**Requirements**.
Exactly as written, quote every line that follows, skipping the images.

**Raw data**.

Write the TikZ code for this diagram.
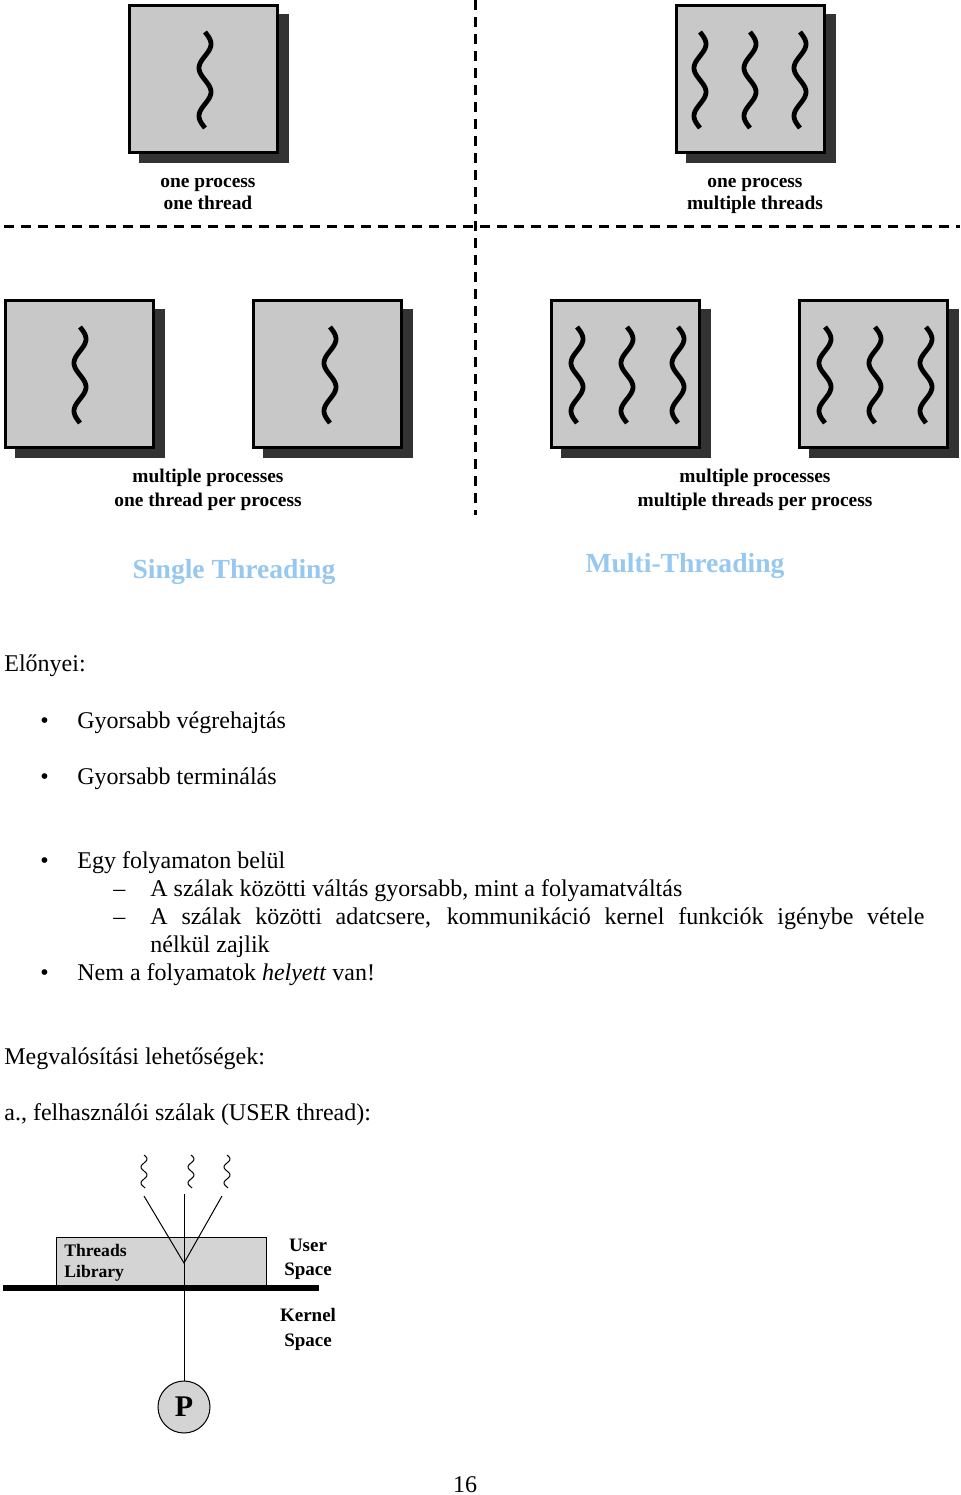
\documentclass[tikz,border=0pt]{standalone}
\usepackage{fontspec}
\setmainfont{Liberation Serif}
\definecolor{boxgray}{RGB}{200,200,200}
\definecolor{libgray}{RGB}{212,212,212}
\definecolor{shadowc}{RGB}{51,51,51}
\definecolor{titleblue}{RGB}{150,200,240}
\newcommand{\bigthread}[2]{\draw[line width=2.4pt] plot[domain=0:96,samples=60,smooth,variable=\t] ({#1+6*sin(7.5*\t)},{#2+\t});}
\newcommand{\smallthread}[2]{\draw[line width=0.5pt] plot[domain=0:33,samples=40,smooth,variable=\t] ({#1+3*sin(22.5*\t)},{#2+\t});}
\newcommand{\procbox}[2]{%
  \fill[shadowc] ({#1+11},{#2+10}) rectangle ({#1+161},{#2+159});
  \draw[fill=boxgray,line width=1.5pt] ({#1+1.5},{#2+1.5}) rectangle ({#1+149.5},{#2+148.5});}
\tikzset{
  lab/.style={font=\fontsize{9.7}{11}\selectfont\bfseries, anchor=base, inner sep=0pt},
  body/.style={font=\fontsize{12}{14}\selectfont, anchor=base west, inner sep=0pt},
  title/.style={font=\fontsize{13.8}{16}\selectfont\bfseries, text=titleblue, anchor=base, inner sep=0pt},
  dl/.style={line width=1.5pt, dash pattern=on 5pt off 3.5pt},
  small/.style={font=\fontsize{9.5}{11}\selectfont\bfseries, inner sep=0pt},
  libtext/.style={font=\fontsize{8.8}{10.5}\selectfont\bfseries, inner sep=0pt, anchor=base west},
}
\begin{document}
\begin{tikzpicture}[x=0.5pt,y=-0.5pt]
\useasboundingbox[fill=white] (0,0) rectangle (960,1495);
% dashed separators
\coordinate (hl) at (4,226); \coordinate (hr) at (960,226);
\coordinate (vt) at (475,0); \coordinate (vb) at (475,515);
\draw[dl] (hl) -- (hr);
\draw[dl] (vt) -- (vb);
% top left
\procbox{128}{4}
\bigthread{205}{32}
\node[lab] (l1a) at (208,187) {one process};
\node[lab] (l1b) at (208,209) {one thread};
% top right
\procbox{675}{4}
\bigthread{700}{32}\bigthread{750}{32}\bigthread{800}{32}
\node[lab] (l2a) at (755,187) {one process};
\node[lab] (l2b) at (755,209) {multiple threads};
% bottom left
\procbox{4}{299}
\bigthread{80}{327}
\procbox{252}{299}
\bigthread{330}{327}
\node[lab] (l3a) at (208,482) {multiple processes};
\node[lab] (l3b) at (208,506) {one thread per process};
% bottom right
\procbox{550}{299}
\bigthread{577}{327}\bigthread{627}{327}\bigthread{678}{327}
\procbox{798}{299}
\bigthread{825}{327}\bigthread{875}{327}\bigthread{926}{327}
\node[lab] (l4a) at (755,482) {multiple processes};
\node[lab] (l4b) at (755,506) {multiple threads per process};
% titles
\node[title] (t1) at (234,578) {Single Threading};
\node[title] (t2) at (685,572) {Multi-Threading};
% text
\node[body] (e0) at (4,671) {Előnyei:};
\node[body] (b1) at (40,728) {•};
\node[body] (e1) at (77,728) {Gyorsabb végrehajtás};
\node[body] (b2) at (40,784) {•};
\node[body] (e2) at (77,784) {Gyorsabb terminálás};
\node[body] (b3) at (40,868) {•};
\node[body] (e3) at (77,868) {Egy folyamaton belül};
\node[body] (d1) at (113,896) {–};
\node[body] (e4) at (150,896) {A szálak közötti váltás gyorsabb, mint a folyamatváltás};
\node[body] (d2) at (113,924) {–};
\node[body] (e5) at (150,924) {\makebox[387pt][s]{A szálak közötti adatcsere, kommunikáció kernel funkciók igénybe vétele}};
\node[body] (e6) at (150,952) {nélkül zajlik};
\node[body] (b4) at (40,980) {•};
\node[body] (e7) at (77,980) {Nem a folyamatok \textit{helyett} van!};
\node[body] (e8) at (4,1064) {Megvalósítási lehetőségek:};
\node[body] (e9) at (4,1120) {a., felhasználói szálak (USER thread):};
\node[font=\fontsize{12}{14}\selectfont, anchor=base, inner sep=0pt] (pg) at (465,1492) {16};
% user thread diagram
\node[draw, line width=0.5pt, fill=libgray, minimum width=105pt, minimum height=24.5pt, inner sep=0pt] (lib) at (161,1261.5) {};
\node[libtext] (libt1) at (64,1256) {Threads};
\node[libtext] (libt2) at (64,1277) {Library};
\node[small, anchor=base] (us1) at (308,1251) {User};
\node[small, anchor=base] (us2) at (308,1275) {Space};
\node[small, anchor=base] (ks1) at (308,1321) {Kernel};
\node[small, anchor=base] (ks2) at (308,1346) {Space};
\coordinate (ta) at (144,1196);
\coordinate (tb) at (184,1194);
\coordinate (tc) at (222,1196);
\coordinate (vtip) at (184,1263);
\node[circle, draw, line width=0.5pt, fill=libgray, minimum size=26pt, inner sep=0pt, font=\fontsize{15}{17}\selectfont\bfseries] (P) at (184,1407) {P};
\draw[line width=0.5pt] (ta) -- (vtip) -- (tc);
\draw[line width=0.5pt] (tb) -- (P);
\coordinate (kl) at (3,1288); \coordinate (kr) at (319,1288);
\draw[line width=3pt] (kl) -- (kr);
\smallthread{144}{1155}
\smallthread{191}{1155}
\smallthread{227}{1155}
\end{tikzpicture}
\end{document}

**Task result**.
Write the TikZ code for this diagram.
\documentclass[tikz,border=0pt]{standalone}
\usepackage{fontspec}
\setmainfont{Liberation Serif}
\definecolor{boxgray}{RGB}{200,200,200}
\definecolor{libgray}{RGB}{212,212,212}
\definecolor{shadowc}{RGB}{51,51,51}
\definecolor{titleblue}{RGB}{150,200,240}
\newcommand{\bigthread}[2]{\draw[line width=2.4pt] plot[domain=0:96,samples=60,smooth,variable=\t] ({#1+6*sin(7.5*\t)},{#2+\t});}
\newcommand{\smallthread}[2]{\draw[line width=0.5pt] plot[domain=0:33,samples=40,smooth,variable=\t] ({#1+3*sin(22.5*\t)},{#2+\t});}
\newcommand{\procbox}[2]{%
  \fill[shadowc] ({#1+11},{#2+10}) rectangle ({#1+161},{#2+159});
  \draw[fill=boxgray,line width=1.5pt] ({#1+1.5},{#2+1.5}) rectangle ({#1+149.5},{#2+148.5});}
\tikzset{
  lab/.style={font=\fontsize{9.7}{11}\selectfont\bfseries, anchor=base, inner sep=0pt},
  body/.style={font=\fontsize{12}{14}\selectfont, anchor=base west, inner sep=0pt},
  title/.style={font=\fontsize{13.8}{16}\selectfont\bfseries, text=titleblue, anchor=base, inner sep=0pt},
  dl/.style={line width=1.5pt, dash pattern=on 5pt off 3.5pt},
  small/.style={font=\fontsize{9.5}{11}\selectfont\bfseries, inner sep=0pt},
  libtext/.style={font=\fontsize{8.8}{10.5}\selectfont\bfseries, inner sep=0pt, anchor=base west},
}
\begin{document}
\begin{tikzpicture}[x=0.5pt,y=-0.5pt]
\useasboundingbox[fill=white] (0,0) rectangle (960,1495);
% dashed separators
\coordinate (hl) at (4,226); \coordinate (hr) at (960,226);
\coordinate (vt) at (475,0); \coordinate (vb) at (475,515);
\draw[dl] (hl) -- (hr);
\draw[dl] (vt) -- (vb);
% top left
\procbox{128}{4}
\bigthread{205}{32}
\node[lab] (l1a) at (208,187) {one process};
\node[lab] (l1b) at (208,209) {one thread};
% top right
\procbox{675}{4}
\bigthread{700}{32}\bigthread{750}{32}\bigthread{800}{32}
\node[lab] (l2a) at (755,187) {one process};
\node[lab] (l2b) at (755,209) {multiple threads};
% bottom left
\procbox{4}{299}
\bigthread{80}{327}
\procbox{252}{299}
\bigthread{330}{327}
\node[lab] (l3a) at (208,482) {multiple processes};
\node[lab] (l3b) at (208,506) {one thread per process};
% bottom right
\procbox{550}{299}
\bigthread{577}{327}\bigthread{627}{327}\bigthread{678}{327}
\procbox{798}{299}
\bigthread{825}{327}\bigthread{875}{327}\bigthread{926}{327}
\node[lab] (l4a) at (755,482) {multiple processes};
\node[lab] (l4b) at (755,506) {multiple threads per process};
% titles
\node[title] (t1) at (234,578) {Single Threading};
\node[title] (t2) at (685,572) {Multi-Threading};
% text
\node[body] (e0) at (4,671) {Előnyei:};
\node[body] (b1) at (40,728) {•};
\node[body] (e1) at (77,728) {Gyorsabb végrehajtás};
\node[body] (b2) at (40,784) {•};
\node[body] (e2) at (77,784) {Gyorsabb terminálás};
\node[body] (b3) at (40,868) {•};
\node[body] (e3) at (77,868) {Egy folyamaton belül};
\node[body] (d1) at (113,896) {–};
\node[body] (e4) at (150,896) {A szálak közötti váltás gyorsabb, mint a folyamatváltás};
\node[body] (d2) at (113,924) {–};
\node[body] (e5) at (150,924) {\makebox[387pt][s]{A szálak közötti adatcsere, kommunikáció kernel funkciók igénybe vétele}};
\node[body] (e6) at (150,952) {nélkül zajlik};
\node[body] (b4) at (40,980) {•};
\node[body] (e7) at (77,980) {Nem a folyamatok \textit{helyett} van!};
\node[body] (e8) at (4,1064) {Megvalósítási lehetőségek:};
\node[body] (e9) at (4,1120) {a., felhasználói szálak (USER thread):};
\node[font=\fontsize{12}{14}\selectfont, anchor=base, inner sep=0pt] (pg) at (465,1492) {16};
% user thread diagram
\node[draw, line width=0.5pt, fill=libgray, minimum width=105pt, minimum height=24.5pt, inner sep=0pt] (lib) at (161,1261.5) {};
\node[libtext] (libt1) at (64,1256) {Threads};
\node[libtext] (libt2) at (64,1277) {Library};
\node[small, anchor=base] (us1) at (308,1251) {User};
\node[small, anchor=base] (us2) at (308,1275) {Space};
\node[small, anchor=base] (ks1) at (308,1321) {Kernel};
\node[small, anchor=base] (ks2) at (308,1346) {Space};
\coordinate (ta) at (144,1196);
\coordinate (tb) at (184,1194);
\coordinate (tc) at (222,1196);
\coordinate (vtip) at (184,1263);
\node[circle, draw, line width=0.5pt, fill=libgray, minimum size=26pt, inner sep=0pt, font=\fontsize{15}{17}\selectfont\bfseries] (P) at (184,1407) {P};
\draw[line width=0.5pt] (ta) -- (vtip) -- (tc);
\draw[line width=0.5pt] (tb) -- (P);
\coordinate (kl) at (3,1288); \coordinate (kr) at (319,1288);
\draw[line width=3pt] (kl) -- (kr);
\smallthread{144}{1155}
\smallthread{191}{1155}
\smallthread{227}{1155}
\end{tikzpicture}
\end{document}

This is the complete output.